While most of the symptomatic focus of COVID-19 has been on the respiratory effects of the virus, other manifestations of the disease are beginning to come to light as more data are collected and people who were previously infected with COVID-19 survive their infection and continue to be monitored. A new review in JAMA Neurology provides information on how COVID-19 may affect the brain. According to the authors, there had been no previous reports of patients displaying neurological changes as a result of the virus.

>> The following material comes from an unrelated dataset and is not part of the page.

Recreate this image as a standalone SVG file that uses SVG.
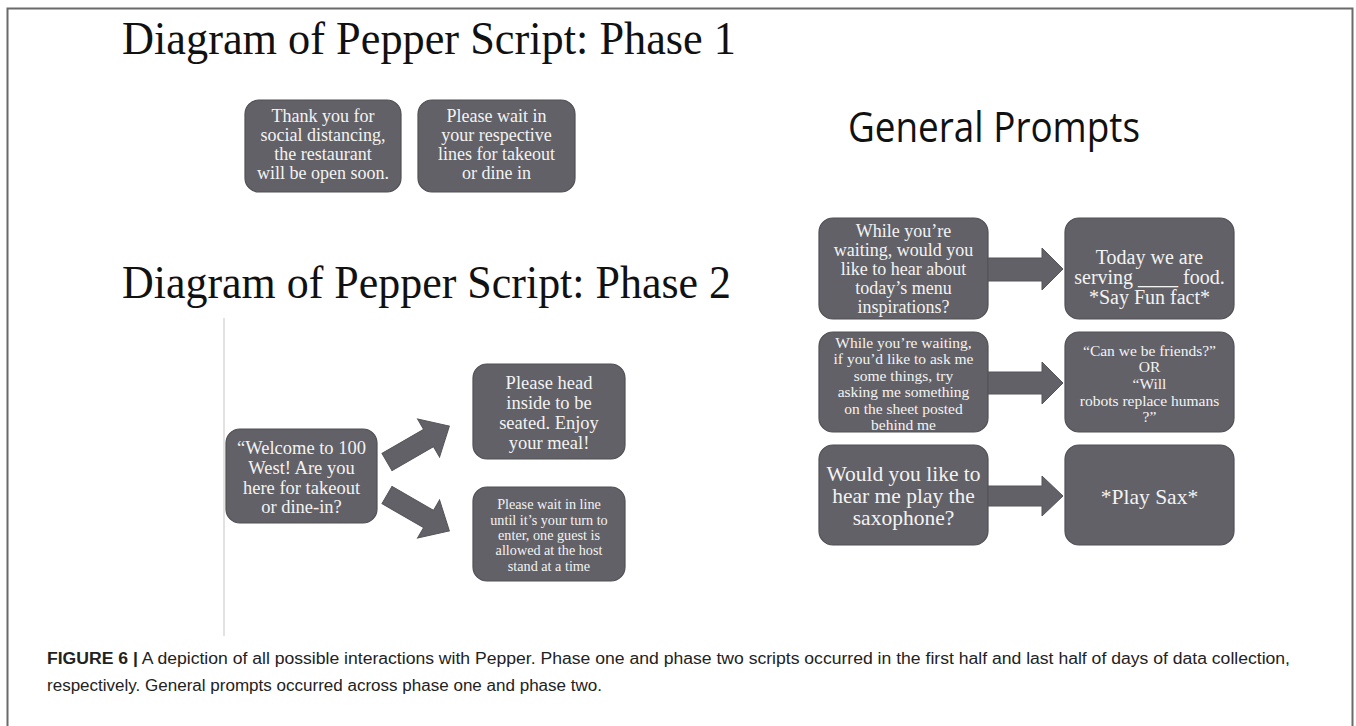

As part of their retrospective case series, the authors of this recent article collected data between January 16 and February 19 of this year from 3 care centers in Wuhan, China. The study population included 214 patients diagnosed with COVID-19, the average age of whom was 52.7 years. Women represented about 60% of the sample.

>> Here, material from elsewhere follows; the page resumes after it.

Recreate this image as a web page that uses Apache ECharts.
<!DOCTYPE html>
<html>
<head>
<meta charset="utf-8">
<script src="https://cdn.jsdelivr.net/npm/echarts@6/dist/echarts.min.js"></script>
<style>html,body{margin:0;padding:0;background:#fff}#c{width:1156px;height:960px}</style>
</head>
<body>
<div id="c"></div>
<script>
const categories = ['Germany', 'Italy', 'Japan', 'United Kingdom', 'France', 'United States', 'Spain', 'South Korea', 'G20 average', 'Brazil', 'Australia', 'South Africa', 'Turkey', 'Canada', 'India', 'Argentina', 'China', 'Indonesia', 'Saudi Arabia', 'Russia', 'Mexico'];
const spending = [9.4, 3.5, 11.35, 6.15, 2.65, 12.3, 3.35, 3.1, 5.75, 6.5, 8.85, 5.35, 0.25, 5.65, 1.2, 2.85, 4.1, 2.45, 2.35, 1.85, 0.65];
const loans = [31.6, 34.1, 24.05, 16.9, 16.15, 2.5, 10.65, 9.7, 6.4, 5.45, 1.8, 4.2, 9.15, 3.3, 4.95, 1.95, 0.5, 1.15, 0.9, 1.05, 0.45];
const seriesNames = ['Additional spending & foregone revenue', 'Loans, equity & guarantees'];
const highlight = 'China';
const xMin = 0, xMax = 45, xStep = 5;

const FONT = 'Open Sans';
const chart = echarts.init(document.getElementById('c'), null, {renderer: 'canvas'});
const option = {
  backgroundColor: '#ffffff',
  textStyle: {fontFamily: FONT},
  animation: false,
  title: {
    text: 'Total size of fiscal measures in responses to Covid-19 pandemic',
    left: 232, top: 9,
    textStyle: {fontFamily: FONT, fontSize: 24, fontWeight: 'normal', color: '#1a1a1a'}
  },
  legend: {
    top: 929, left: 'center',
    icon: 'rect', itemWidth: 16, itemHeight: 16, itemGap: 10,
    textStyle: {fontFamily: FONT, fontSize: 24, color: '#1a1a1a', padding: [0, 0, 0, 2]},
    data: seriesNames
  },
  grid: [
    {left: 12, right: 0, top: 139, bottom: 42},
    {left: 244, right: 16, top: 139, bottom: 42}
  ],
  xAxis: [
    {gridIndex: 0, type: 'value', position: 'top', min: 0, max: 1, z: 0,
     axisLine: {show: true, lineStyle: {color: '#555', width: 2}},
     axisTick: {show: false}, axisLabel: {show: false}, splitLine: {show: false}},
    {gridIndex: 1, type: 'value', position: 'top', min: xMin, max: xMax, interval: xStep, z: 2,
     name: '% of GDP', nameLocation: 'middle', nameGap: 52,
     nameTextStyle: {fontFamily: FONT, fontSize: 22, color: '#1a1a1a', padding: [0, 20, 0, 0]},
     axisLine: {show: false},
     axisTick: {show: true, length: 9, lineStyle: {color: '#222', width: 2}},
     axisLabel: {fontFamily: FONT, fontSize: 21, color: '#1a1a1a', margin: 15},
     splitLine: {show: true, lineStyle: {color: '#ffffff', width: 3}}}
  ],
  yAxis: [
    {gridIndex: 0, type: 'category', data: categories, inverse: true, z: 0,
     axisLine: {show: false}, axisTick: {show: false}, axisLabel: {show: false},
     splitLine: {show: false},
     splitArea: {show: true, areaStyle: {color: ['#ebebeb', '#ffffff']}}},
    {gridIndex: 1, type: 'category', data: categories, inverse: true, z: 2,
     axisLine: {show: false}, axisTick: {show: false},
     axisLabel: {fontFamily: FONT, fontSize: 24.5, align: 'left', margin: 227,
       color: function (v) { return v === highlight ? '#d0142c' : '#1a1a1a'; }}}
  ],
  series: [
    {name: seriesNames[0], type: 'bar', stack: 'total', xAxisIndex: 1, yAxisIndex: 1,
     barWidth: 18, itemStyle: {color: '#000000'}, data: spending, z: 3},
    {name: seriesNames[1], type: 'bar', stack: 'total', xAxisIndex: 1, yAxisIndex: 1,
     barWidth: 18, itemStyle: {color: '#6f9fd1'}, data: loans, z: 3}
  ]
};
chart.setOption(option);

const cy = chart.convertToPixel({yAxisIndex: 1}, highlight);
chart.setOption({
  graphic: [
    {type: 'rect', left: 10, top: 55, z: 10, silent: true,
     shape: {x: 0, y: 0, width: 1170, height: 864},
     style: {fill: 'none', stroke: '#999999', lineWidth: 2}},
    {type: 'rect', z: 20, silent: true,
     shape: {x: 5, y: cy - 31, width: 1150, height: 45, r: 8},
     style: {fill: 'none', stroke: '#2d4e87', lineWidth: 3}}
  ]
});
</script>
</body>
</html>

Of these 214 patients, 88 (or 41.1%) suffered severe COVID-19 infection. Consistent with what we know about this virus, these patients were also more likely to be older and to have other pre-existing health conditions. The most common observed underlying disorder was hypertension. Those with more severe infections were also more likely to lack typical COVID-19 symptoms like fever and cough.
To investigate the neurological impact of COVID-19, neurologists evaluated the extracted clinical data for neurological symptoms, which they designated into 3 separate categories: central nervous system manifestations, peripheral nervous system manifestations, and skeletal muscular injury manifestations. They found that 78 patients – or just over 36% of their study population – displayed some sort of neurological manifestation of COVID-19.
Patients with more severe infections were more likely to have these neurological manifestations, the majority of which were of the central nervous system type. For example, whereas only 2.4% of those with non-severe COVID-19 suffered impaired consciousness, nearly 15% of those with severe infection had impaired consciousness.
These results suggest that COVID-19 is associated with neurological manifestations and that patients, especially in sicker patients. According to the authors, physicians who observe neurological manifestations in patients with COVID-19 should consider that the patient is suffering a severe infection. Once more data are collected, we are likely to gain a better understanding of the frequency and nature of the impact of this new virus on the brain.
Mao, L. et al. (2020). Neurological manifestations of hospitalized patients with coronavirus disease 2019 in Wuhan, China, JAMA Neurology, 77(6), 683-690.